Men like Jeremy who successfully complete the Foundations phase of our Recovery program have the option to move to Iron House, a sober-living apartment setting that provides a safe and secure environment in a residential area outside the inner city. Jeremy was skeptical about making that move, though.

“I didn’t want to go to Iron House,” he notes. “I talked about it with others in the program, and they said it improves your chances of staying sober. So, I took their advice. Besides coming to Guiding Light, it was one of the best decisions I made.

“I lived at Iron House for just shy of two years and particularly appreciated the community aspect.

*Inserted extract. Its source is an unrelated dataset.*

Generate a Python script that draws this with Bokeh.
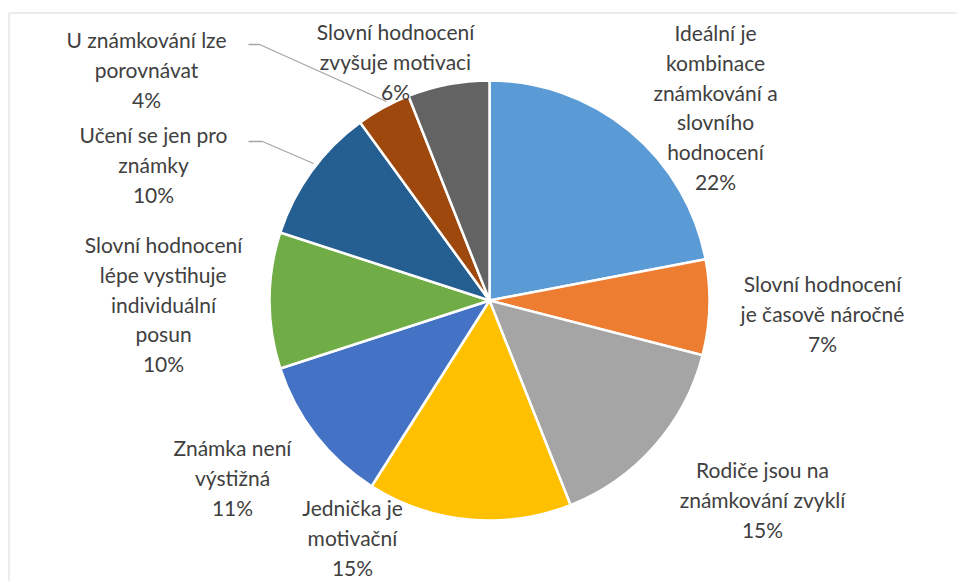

Often when I didn’t want to go to a house or support group meeting, I did it anyway – and came out feeling like I was part of the community.”

“They really have it mapped out for you. I needed that. This process is a marathon, not a sprint – it helped me develop.”

And stay sober: Approximately 78% of the men who come through our Recovery program, find employment and move to Iron House will achieve one of year of sobriety – compared with 33% of men who attempt to get sober on their own.

Jeremy began working at Guiding Light in 2017 while he was still in the Recovery program, greeting guests who came through the front doors of our home in Heartside. Two years later, he transitioned to The Job Post, Guiding Light’s talent placement firm that provides job placement services for men and women who are temporarily unemployed or searching for career advancement.

Today, Jeremy serves as director of talent placement for The Job Post and loves being seen as “the go-to guy” who is now synonymous with the agency. He’s returned home to Grand Haven where he shares an apartment with his fiancée.

The two were high school sweethearts who tried to maintain a relationship after school and work took them in different directions. They lost touch for 15 years – until she found his picture on The Job Post website and they reconnected two years ago. When Jeremy proposed on Valentine’s Day, she said yes immediately.

“If anyone has a guardian angel, it’s me,” Jeremy says. “There are so many good things happening to me I’m almost in tears.

“I owe this to the donors for the investment they made in me. These are perfect strangers who believe in the work Guiding Light does and donated money for me, and people like me. I take that seriously. I have a responsibility to utilize that money to change my life and not go back.

“I also owe my sobriety to my peers and to Guiding Light. These are the people who taught me from day one what is important. The bonds I established five years ago last to this day. My new normal is to be sober.

“If I had a message to deliver, it would be this: Help can be found here. Guiding Light isn’t a silver bullet, and it isn’t for everyone. But if you want to change, we can help.”